Given request: Repeat the material exactly, every line of it.

Collected material:
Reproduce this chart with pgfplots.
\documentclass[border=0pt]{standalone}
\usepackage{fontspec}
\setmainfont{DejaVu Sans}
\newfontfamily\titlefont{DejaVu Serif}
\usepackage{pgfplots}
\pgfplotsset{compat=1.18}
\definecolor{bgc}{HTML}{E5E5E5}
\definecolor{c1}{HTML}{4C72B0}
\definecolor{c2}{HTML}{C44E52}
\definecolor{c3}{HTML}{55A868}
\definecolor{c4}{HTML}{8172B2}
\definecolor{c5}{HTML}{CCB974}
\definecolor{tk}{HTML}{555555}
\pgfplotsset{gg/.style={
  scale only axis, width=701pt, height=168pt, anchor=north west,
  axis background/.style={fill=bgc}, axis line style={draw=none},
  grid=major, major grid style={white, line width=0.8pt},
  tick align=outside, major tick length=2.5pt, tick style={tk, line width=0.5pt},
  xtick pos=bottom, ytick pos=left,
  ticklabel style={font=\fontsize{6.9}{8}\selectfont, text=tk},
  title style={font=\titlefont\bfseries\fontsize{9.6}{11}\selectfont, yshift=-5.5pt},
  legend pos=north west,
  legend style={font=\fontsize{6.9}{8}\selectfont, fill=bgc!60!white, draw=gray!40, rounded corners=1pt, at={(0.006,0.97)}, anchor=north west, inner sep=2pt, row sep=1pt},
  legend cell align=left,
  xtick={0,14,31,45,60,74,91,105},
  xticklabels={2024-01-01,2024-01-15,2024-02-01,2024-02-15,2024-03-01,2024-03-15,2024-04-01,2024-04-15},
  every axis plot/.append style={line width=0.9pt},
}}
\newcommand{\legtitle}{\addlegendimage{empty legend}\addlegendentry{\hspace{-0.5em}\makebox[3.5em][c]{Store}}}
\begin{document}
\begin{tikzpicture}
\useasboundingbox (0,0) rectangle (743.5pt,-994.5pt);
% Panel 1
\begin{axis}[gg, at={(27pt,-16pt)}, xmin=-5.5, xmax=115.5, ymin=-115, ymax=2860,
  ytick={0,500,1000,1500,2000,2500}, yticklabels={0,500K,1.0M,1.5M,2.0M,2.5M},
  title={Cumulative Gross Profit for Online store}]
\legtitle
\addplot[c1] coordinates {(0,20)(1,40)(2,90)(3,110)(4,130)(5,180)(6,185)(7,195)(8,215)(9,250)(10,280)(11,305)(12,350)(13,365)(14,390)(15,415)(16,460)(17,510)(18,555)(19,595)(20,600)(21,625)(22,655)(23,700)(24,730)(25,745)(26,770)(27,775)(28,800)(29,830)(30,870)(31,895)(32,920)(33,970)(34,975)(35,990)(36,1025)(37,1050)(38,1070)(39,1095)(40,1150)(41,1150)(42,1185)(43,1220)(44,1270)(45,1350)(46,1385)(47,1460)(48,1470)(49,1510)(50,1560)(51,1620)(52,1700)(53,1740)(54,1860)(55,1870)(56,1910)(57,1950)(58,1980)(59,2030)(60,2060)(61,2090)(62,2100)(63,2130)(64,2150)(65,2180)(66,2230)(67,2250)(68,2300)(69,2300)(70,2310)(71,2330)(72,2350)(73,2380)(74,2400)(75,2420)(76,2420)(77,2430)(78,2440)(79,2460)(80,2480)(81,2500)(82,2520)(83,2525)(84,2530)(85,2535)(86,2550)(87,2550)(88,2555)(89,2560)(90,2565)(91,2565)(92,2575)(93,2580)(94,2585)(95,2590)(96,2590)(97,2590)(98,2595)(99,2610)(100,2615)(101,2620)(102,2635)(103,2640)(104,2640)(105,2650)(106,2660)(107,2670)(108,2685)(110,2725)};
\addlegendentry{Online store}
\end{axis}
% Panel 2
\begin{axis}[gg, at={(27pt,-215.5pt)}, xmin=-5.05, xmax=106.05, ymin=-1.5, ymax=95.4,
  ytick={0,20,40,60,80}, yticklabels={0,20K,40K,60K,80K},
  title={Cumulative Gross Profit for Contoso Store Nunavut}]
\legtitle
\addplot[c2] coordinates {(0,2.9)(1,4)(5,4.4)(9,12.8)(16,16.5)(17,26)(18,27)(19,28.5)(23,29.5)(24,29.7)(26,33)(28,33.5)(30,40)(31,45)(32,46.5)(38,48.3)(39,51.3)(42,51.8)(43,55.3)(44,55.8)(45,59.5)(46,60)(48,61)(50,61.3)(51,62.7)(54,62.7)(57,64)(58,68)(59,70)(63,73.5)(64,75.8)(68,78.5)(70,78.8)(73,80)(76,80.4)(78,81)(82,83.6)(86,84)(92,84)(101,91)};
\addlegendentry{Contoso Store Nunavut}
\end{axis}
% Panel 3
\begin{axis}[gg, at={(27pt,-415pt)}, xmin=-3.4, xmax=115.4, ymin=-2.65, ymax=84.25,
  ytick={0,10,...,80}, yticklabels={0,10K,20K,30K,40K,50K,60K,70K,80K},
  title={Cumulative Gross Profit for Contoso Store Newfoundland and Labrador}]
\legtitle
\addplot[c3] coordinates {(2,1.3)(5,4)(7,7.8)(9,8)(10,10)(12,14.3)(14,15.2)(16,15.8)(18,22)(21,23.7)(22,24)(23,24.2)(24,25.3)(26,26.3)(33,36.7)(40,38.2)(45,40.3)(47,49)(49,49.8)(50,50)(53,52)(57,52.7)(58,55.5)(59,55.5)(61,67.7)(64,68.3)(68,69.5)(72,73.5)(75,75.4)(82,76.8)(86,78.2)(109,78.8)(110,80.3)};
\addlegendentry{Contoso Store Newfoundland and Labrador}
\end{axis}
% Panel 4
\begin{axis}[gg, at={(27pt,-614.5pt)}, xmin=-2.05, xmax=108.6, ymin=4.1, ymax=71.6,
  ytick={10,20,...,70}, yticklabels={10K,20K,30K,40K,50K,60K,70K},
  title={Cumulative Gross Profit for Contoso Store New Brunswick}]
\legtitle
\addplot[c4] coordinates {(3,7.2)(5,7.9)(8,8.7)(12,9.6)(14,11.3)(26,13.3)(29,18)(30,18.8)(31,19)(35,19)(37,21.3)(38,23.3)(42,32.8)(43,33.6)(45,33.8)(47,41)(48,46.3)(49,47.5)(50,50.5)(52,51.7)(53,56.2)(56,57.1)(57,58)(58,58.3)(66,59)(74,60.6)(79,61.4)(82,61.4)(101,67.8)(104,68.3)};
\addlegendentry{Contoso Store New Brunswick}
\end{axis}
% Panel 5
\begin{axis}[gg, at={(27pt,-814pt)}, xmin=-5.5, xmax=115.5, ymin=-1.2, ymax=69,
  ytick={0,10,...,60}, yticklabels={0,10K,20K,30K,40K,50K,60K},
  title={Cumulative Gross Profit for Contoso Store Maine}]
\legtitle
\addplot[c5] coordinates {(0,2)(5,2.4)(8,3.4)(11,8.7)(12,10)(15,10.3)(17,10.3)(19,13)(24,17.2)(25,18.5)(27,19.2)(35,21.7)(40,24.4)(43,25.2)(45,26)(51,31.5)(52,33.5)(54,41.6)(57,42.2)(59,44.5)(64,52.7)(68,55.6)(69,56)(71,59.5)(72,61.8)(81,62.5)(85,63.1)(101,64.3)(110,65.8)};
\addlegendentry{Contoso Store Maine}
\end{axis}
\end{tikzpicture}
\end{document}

Expected answer:
Reproduce this chart with pgfplots.
\documentclass[border=0pt]{standalone}
\usepackage{fontspec}
\setmainfont{DejaVu Sans}
\newfontfamily\titlefont{DejaVu Serif}
\usepackage{pgfplots}
\pgfplotsset{compat=1.18}
\definecolor{bgc}{HTML}{E5E5E5}
\definecolor{c1}{HTML}{4C72B0}
\definecolor{c2}{HTML}{C44E52}
\definecolor{c3}{HTML}{55A868}
\definecolor{c4}{HTML}{8172B2}
\definecolor{c5}{HTML}{CCB974}
\definecolor{tk}{HTML}{555555}
\pgfplotsset{gg/.style={
  scale only axis, width=701pt, height=168pt, anchor=north west,
  axis background/.style={fill=bgc}, axis line style={draw=none},
  grid=major, major grid style={white, line width=0.8pt},
  tick align=outside, major tick length=2.5pt, tick style={tk, line width=0.5pt},
  xtick pos=bottom, ytick pos=left,
  ticklabel style={font=\fontsize{6.9}{8}\selectfont, text=tk},
  title style={font=\titlefont\bfseries\fontsize{9.6}{11}\selectfont, yshift=-5.5pt},
  legend pos=north west,
  legend style={font=\fontsize{6.9}{8}\selectfont, fill=bgc!60!white, draw=gray!40, rounded corners=1pt, at={(0.006,0.97)}, anchor=north west, inner sep=2pt, row sep=1pt},
  legend cell align=left,
  xtick={0,14,31,45,60,74,91,105},
  xticklabels={2024-01-01,2024-01-15,2024-02-01,2024-02-15,2024-03-01,2024-03-15,2024-04-01,2024-04-15},
  every axis plot/.append style={line width=0.9pt},
}}
\newcommand{\legtitle}{\addlegendimage{empty legend}\addlegendentry{\hspace{-0.5em}\makebox[3.5em][c]{Store}}}
\begin{document}
\begin{tikzpicture}
\useasboundingbox (0,0) rectangle (743.5pt,-994.5pt);
% Panel 1
\begin{axis}[gg, at={(27pt,-16pt)}, xmin=-5.5, xmax=115.5, ymin=-115, ymax=2860,
  ytick={0,500,1000,1500,2000,2500}, yticklabels={0,500K,1.0M,1.5M,2.0M,2.5M},
  title={Cumulative Gross Profit for Online store}]
\legtitle
\addplot[c1] coordinates {(0,20)(1,40)(2,90)(3,110)(4,130)(5,180)(6,185)(7,195)(8,215)(9,250)(10,280)(11,305)(12,350)(13,365)(14,390)(15,415)(16,460)(17,510)(18,555)(19,595)(20,600)(21,625)(22,655)(23,700)(24,730)(25,745)(26,770)(27,775)(28,800)(29,830)(30,870)(31,895)(32,920)(33,970)(34,975)(35,990)(36,1025)(37,1050)(38,1070)(39,1095)(40,1150)(41,1150)(42,1185)(43,1220)(44,1270)(45,1350)(46,1385)(47,1460)(48,1470)(49,1510)(50,1560)(51,1620)(52,1700)(53,1740)(54,1860)(55,1870)(56,1910)(57,1950)(58,1980)(59,2030)(60,2060)(61,2090)(62,2100)(63,2130)(64,2150)(65,2180)(66,2230)(67,2250)(68,2300)(69,2300)(70,2310)(71,2330)(72,2350)(73,2380)(74,2400)(75,2420)(76,2420)(77,2430)(78,2440)(79,2460)(80,2480)(81,2500)(82,2520)(83,2525)(84,2530)(85,2535)(86,2550)(87,2550)(88,2555)(89,2560)(90,2565)(91,2565)(92,2575)(93,2580)(94,2585)(95,2590)(96,2590)(97,2590)(98,2595)(99,2610)(100,2615)(101,2620)(102,2635)(103,2640)(104,2640)(105,2650)(106,2660)(107,2670)(108,2685)(110,2725)};
\addlegendentry{Online store}
\end{axis}
% Panel 2
\begin{axis}[gg, at={(27pt,-215.5pt)}, xmin=-5.05, xmax=106.05, ymin=-1.5, ymax=95.4,
  ytick={0,20,40,60,80}, yticklabels={0,20K,40K,60K,80K},
  title={Cumulative Gross Profit for Contoso Store Nunavut}]
\legtitle
\addplot[c2] coordinates {(0,2.9)(1,4)(5,4.4)(9,12.8)(16,16.5)(17,26)(18,27)(19,28.5)(23,29.5)(24,29.7)(26,33)(28,33.5)(30,40)(31,45)(32,46.5)(38,48.3)(39,51.3)(42,51.8)(43,55.3)(44,55.8)(45,59.5)(46,60)(48,61)(50,61.3)(51,62.7)(54,62.7)(57,64)(58,68)(59,70)(63,73.5)(64,75.8)(68,78.5)(70,78.8)(73,80)(76,80.4)(78,81)(82,83.6)(86,84)(92,84)(101,91)};
\addlegendentry{Contoso Store Nunavut}
\end{axis}
% Panel 3
\begin{axis}[gg, at={(27pt,-415pt)}, xmin=-3.4, xmax=115.4, ymin=-2.65, ymax=84.25,
  ytick={0,10,...,80}, yticklabels={0,10K,20K,30K,40K,50K,60K,70K,80K},
  title={Cumulative Gross Profit for Contoso Store Newfoundland and Labrador}]
\legtitle
\addplot[c3] coordinates {(2,1.3)(5,4)(7,7.8)(9,8)(10,10)(12,14.3)(14,15.2)(16,15.8)(18,22)(21,23.7)(22,24)(23,24.2)(24,25.3)(26,26.3)(33,36.7)(40,38.2)(45,40.3)(47,49)(49,49.8)(50,50)(53,52)(57,52.7)(58,55.5)(59,55.5)(61,67.7)(64,68.3)(68,69.5)(72,73.5)(75,75.4)(82,76.8)(86,78.2)(109,78.8)(110,80.3)};
\addlegendentry{Contoso Store Newfoundland and Labrador}
\end{axis}
% Panel 4
\begin{axis}[gg, at={(27pt,-614.5pt)}, xmin=-2.05, xmax=108.6, ymin=4.1, ymax=71.6,
  ytick={10,20,...,70}, yticklabels={10K,20K,30K,40K,50K,60K,70K},
  title={Cumulative Gross Profit for Contoso Store New Brunswick}]
\legtitle
\addplot[c4] coordinates {(3,7.2)(5,7.9)(8,8.7)(12,9.6)(14,11.3)(26,13.3)(29,18)(30,18.8)(31,19)(35,19)(37,21.3)(38,23.3)(42,32.8)(43,33.6)(45,33.8)(47,41)(48,46.3)(49,47.5)(50,50.5)(52,51.7)(53,56.2)(56,57.1)(57,58)(58,58.3)(66,59)(74,60.6)(79,61.4)(82,61.4)(101,67.8)(104,68.3)};
\addlegendentry{Contoso Store New Brunswick}
\end{axis}
% Panel 5
\begin{axis}[gg, at={(27pt,-814pt)}, xmin=-5.5, xmax=115.5, ymin=-1.2, ymax=69,
  ytick={0,10,...,60}, yticklabels={0,10K,20K,30K,40K,50K,60K},
  title={Cumulative Gross Profit for Contoso Store Maine}]
\legtitle
\addplot[c5] coordinates {(0,2)(5,2.4)(8,3.4)(11,8.7)(12,10)(15,10.3)(17,10.3)(19,13)(24,17.2)(25,18.5)(27,19.2)(35,21.7)(40,24.4)(43,25.2)(45,26)(51,31.5)(52,33.5)(54,41.6)(57,42.2)(59,44.5)(64,52.7)(68,55.6)(69,56)(71,59.5)(72,61.8)(81,62.5)(85,63.1)(101,64.3)(110,65.8)};
\addlegendentry{Contoso Store Maine}
\end{axis}
\end{tikzpicture}
\end{document}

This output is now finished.